Pfizer Inc. et. al v. Teva Pharmaceuticals USA, Inc. et al. (Fed Cir)
Affirming construction of the term “4-amino-3-(2-methylpropyl) butanoic acid,” judgment of non-infringement based on that construction and validity of the patents.
Case Name: Pfizer Inc. et. al v. Teva Pharmaceuticals USA, Inc. et al., Civ. Nos. 2012-1576, 2012-1601, 2012-1602, 2012-1603, 2012-1604, 2012-1605, 2012-1607, 2014 U.S. App. LEXIS 2242 (Fed. Cir. February 6, 2014) (Circuit Judges Rader, Prost and Moore presiding; Opinion by Prost) (Appeal from D. Del., Sleet, J.) (Affirming construction of the term “4-amino-3-(2-methylpropyl) butanoic acid,” judgment of non-infringement based on that construction and validity of the patents.)
Drug Product and Patent(s)-in-Suit: Lyrica® (pregabalin); U.S. Pat. No. 6,197,819 (“the ’819 patent”) and U.S. Reissue Patent No. 41,920 (“RE ’920 patent”)

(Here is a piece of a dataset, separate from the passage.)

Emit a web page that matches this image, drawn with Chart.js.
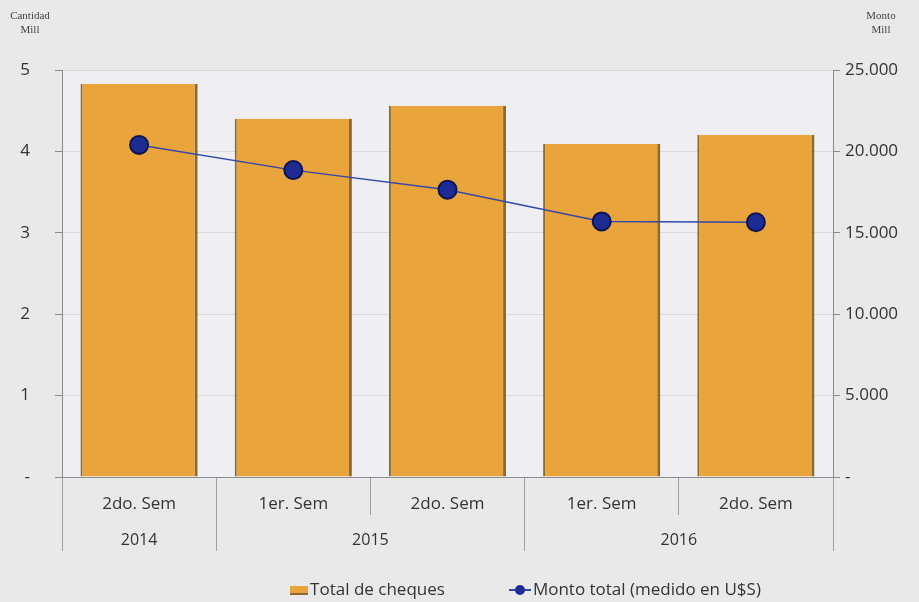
<!DOCTYPE html>
<html>
  <head>
    <script src="https://cdn.jsdelivr.net/npm/chart.js@4.4.1/dist/chart.umd.min.js"></script>
    <style>
      body { margin: 0; background: #e9e9e9; }
      #wrap { position: relative; width: 919px; height: 602px; }
      #legend {
        position: absolute; left: 66px; top: 577px; width: 919px;
        text-align: center; font: 17px "Open Sans", sans-serif; color: #333;
      }
      #legend span.item { display: inline-block; margin: 0 32px; }
      .swatch-bar {
        display: inline-block; width: 18px; height: 7px; background: #e9a43c;
        border-bottom: 2px solid #8a6a30; vertical-align: middle; margin-right: 2px;
      }
      .swatch-line { display: inline-block; position: relative; width: 22px; height: 10px; vertical-align: middle; margin-right: 2px; }
      .swatch-line:before { content: ""; position: absolute; left: 0; right: 0; top: 4px; height: 2px; background: #3448a8; }
      .swatch-line:after { content: ""; position: absolute; left: 6px; top: 0; width: 10px; height: 10px; border-radius: 50%; background: #1c2c94; }
    </style>
  </head>
  <body>
    <div id="wrap">
      <canvas id="chart-cheques" width="919" height="602"></canvas>
      <div id="legend"></div>
    </div>
    <script>
      // INPUT DATA

      const semestres = ["2do. Sem", "1er. Sem", "2do. Sem", "1er. Sem", "2do. Sem"];
      const anios = ["2014", "2015", "2016"];
      const semestresPorAnio = [1, 2, 2];
      const totalCheques = [4.83, 4.40, 4.56, 4.09, 4.20]; // millones
      const montoTotal = [20400, 18850, 17650, 15700, 15650]; // millones U$S

      const serieBarras = "Total de cheques";
      const serieLinea = "Monto total (medido en U$S)";

      // year groups: separators and label positions on a 0..n scale
      const limitesAnio = [0];
      const centrosAnio = [];
      semestresPorAnio.forEach(function (n) {
        const ini = limitesAnio[limitesAnio.length - 1];
        centrosAnio.push(ini + n / 2);
        limitesAnio.push(ini + n);
      });

      function miles(v) {
        return String(v).replace(/\B(?=(\d{3})+(?!\d))/g, ".");
      }

      // PLUGINS

      const fondoArea = {
        id: "fondoArea",
        beforeDraw(chart) {
          const a = chart.chartArea;
          const c = chart.ctx;
          c.save();
          c.fillStyle = "#efeff3";
          c.fillRect(a.left, a.top, a.right - a.left, a.bottom - a.top);
          c.restore();
        },
      };

      const titulosEjes = {
        id: "titulosEjes",
        afterDraw(chart) {
          const c = chart.ctx;
          const yl = chart.scales.y;
          const yr = chart.scales.y2;
          c.save();
          c.font = "11px 'Liberation Serif', serif";
          c.fillStyle = "#444";
          c.textAlign = "center";
          c.fillText("Cantidad", (yl.left + yl.right) / 2 - 1, 19);
          c.fillText("Mill", (yl.left + yl.right) / 2 - 1, 33);
          c.fillText("Monto", (yr.left + yr.right) / 2 + 5, 19);
          c.fillText("Mill", (yr.left + yr.right) / 2 + 5, 33);
          c.restore();
        },
      };

      // CHART

      const fuente = { family: "'Open Sans', sans-serif", size: 17 };

      new Chart(document.getElementById("chart-cheques").getContext("2d"), {
        type: "bar",
        data: {
          labels: semestres,
          datasets: [
            {
              type: "line",
              label: serieLinea,
              data: montoTotal,
              yAxisID: "y2",
              order: 0,
              borderColor: "#3448a8",
              borderWidth: 1.5,
              pointRadius: 9,
              pointBackgroundColor: "#1c2c94",
              pointBorderColor: "#0d1550",
              pointBorderWidth: 2,
            },
            {
              label: serieBarras,
              data: totalCheques,
              yAxisID: "y",
              order: 1,
              backgroundColor: "#e9a43c",
              borderColor: "#8a6a30",
              borderWidth: { left: 2, right: 3, top: 0, bottom: 0 },
              borderSkipped: false,
              barPercentage: 0.76,
              categoryPercentage: 1,
            },
          ],
        },
        options: {
          responsive: false,
          animation: false,
          layout: { padding: { top: 70, bottom: 51, left: 0, right: 0 } },
          plugins: { legend: { display: false }, tooltip: { enabled: false } },
          scales: {
            x: {
              position: "bottom",
              weight: 0,
              offset: true,
              afterFit: function (s) { s.height = 38; },
              border: { display: true, color: "#8c8c8c" },
              grid: { offset: true, drawOnChartArea: false, tickLength: 38, color: "#a0a0a0" },
              ticks: { padding: -21, color: "#333", font: fuente, maxRotation: 0 },
            },
            anio: {
              axis: "x",
              type: "linear",
              position: "bottom",
              weight: 1,
              min: 0,
              max: semestres.length,
              offset: false,
              afterFit: function (s) { s.height = 36; },
              afterBuildTicks: function (s) {
                s.ticks = limitesAnio.concat(centrosAnio)
                  .sort(function (a, b) { return a - b; })
                  .map(function (v) { return { value: v }; });
              },
              border: { display: false },
              grid: {
                offset: false,
                drawOnChartArea: false,
                tickLength: 36,
                color: function (c) {
                  return limitesAnio.includes(c.tick && c.tick.value) ? "#a0a0a0" : "rgba(0,0,0,0)";
                },
              },
              ticks: {
                padding: -20,
                autoSkip: false,
                maxRotation: 0,
                color: "#333",
                font: { family: "'Open Sans', sans-serif", size: 16 },
                callback: function (v) {
                  const i = centrosAnio.indexOf(v);
                  return i >= 0 ? anios[i] : "";
                },
              },
            },
            y: {
              position: "left",
              min: 0,
              max: 5,
              afterFit: function (s) { s.width = 62; },
              border: { display: true, color: "#8c8c8c" },
              grid: { color: "#d9d9dc", tickLength: 7, tickColor: "#8c8c8c" },
              ticks: {
                stepSize: 1,
                padding: 25,
                color: "#333",
                font: { family: "'Open Sans', sans-serif", size: 17 },
                callback: function (v) { return v === 0 ? "-" : v; },
              },
            },
            y2: {
              position: "right",
              min: 0,
              max: 25000,
              afterFit: function (s) { s.width = 86; },
              border: { display: true, color: "#8c8c8c" },
              grid: { drawOnChartArea: false, tickLength: 7, color: "#8c8c8c" },
              ticks: {
                stepSize: 5000,
                padding: 5,
                color: "#333",
                font: { family: "'Open Sans', sans-serif", size: 17 },
                callback: function (v) { return v === 0 ? "-" : miles(v); },
              },
            },
          },
        },
        plugins: [fondoArea, titulosEjes],
      });

      document.getElementById("legend").innerHTML =
        '<span class="item"><span class="swatch-bar"></span>' + serieBarras + "</span>" +
        '<span class="item"><span class="swatch-line"></span>' + serieLinea.replace("$", "&#36;") + "</span>";
    </script>
  </body>
</html>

Nature of the Case and Issue(s) Presented: Appellants challenged the district court’s claim construction of “4-amino-3-(2-methylpropyl) butanoic acid” and its finding that the patent was valid. The district court construed “4-amino-3-(2-methylpropyl) butanoic acid” to mean “the chemical compound 4-amino-3-(2-methylpropyl) butanoic acid” without limitation as to the stereochemical form.” Appellants argued that the district court erred in this construction by not limiting it only to the racemic mixture. Appellants stated that the specification, prosecution history, and applicant declarations supported a narrower construction. The Court rejected Appellants arguments because the plain language supports the broader reading and, while the specification only reported results of the racemate, there was no clear disavowal of claim scope. Appellant also challenged the district court’s findings that the patent was enabled, contained adequate written description and was nonobvious. Appellant argued that the patent was not enabled since it did not disclose how to prepare every conceivable mixture of 4-amino-3-(2-methylpropyl) butanoic acid. The Court rejected this argument finding that methods for preparing or isolating enantiomers were well known in the art. Appellant also argued that the claims lacked written description support because the inventors failed to sufficiently describe the separating the racemate into its enantiomers. The Court rejected this argument affirming the district court’s finding that there was adequate disclosure, since the patent disclosed the structure of the compound, in vitro and in vivo data for the compound, and described a method of synthesizing the compound. The patentee was not required to reduce the practice every species of a genus claim. Finally, Appellant challenged the district court determination that the patent was not obvious. Appellants argued that the district court erred in failing to find (1) that the prior art taught that 3-isopropylGABA and other homologues had anticonvulsant activity; (2) that one of ordinary skill in the art would have expected 4-amino-3-(2-methylpropyl) butanoic acid to have anticonvulsant activity due to structural similarity to 2-isopropylGABA; and (3) gabapentin, another 3-alkylGABA compound would have provided motivation to try other alkyl substitutes at GABA’s 3-position. The Court rejected Appellants arguments stating that Appellants obviousness evidence was too sparse.
Why Appellees Prevailed: Appellee prevailed on infringement because the Court found no clear disavowal of claim scope regarding 4-amino-3-(2-methylpropyl) butanoic acid. The Court affirmed the claim construction because while the specification only discussed the racemate, there was no disavowal of other enantiomers. With respect to Appellants’ lack of enablement and written description arguments, the Court’s decision rested on the finding that one of ordinary skill in the art would understand how to separate enantiomers and the patentee is not required to disclose each and every permutation of the claims. Finally, on obviousness, Appellants failed to put forth sufficient evidence. To invalidate a compound patent, the court must identify a lead compound and find that the prior art would teach one of ordinary skill in the art to make “specific molecular modifications” to the lead compound with a reasonable expectation of success. According to the Court, Appellants did not adequately identify a lead compound and that the record only contains scant evidence that either gabapentin or 3-isopropylGABA would have been selected as a lead compound. Appellants also failed to identify teachings that would lead one of ordinary skill in the art to make “specific molecular modifications.” The prior art references disclosed trillions of compounds without calling out specific alkyl groups or singling out the isobutyl group. Furthermore, the prior art precluded any finding of a reasonable expectation of success since anticonvulsant drug discovery at the time of filing was “complicated,” “unpredictable” and “largely conducted through trial and error.”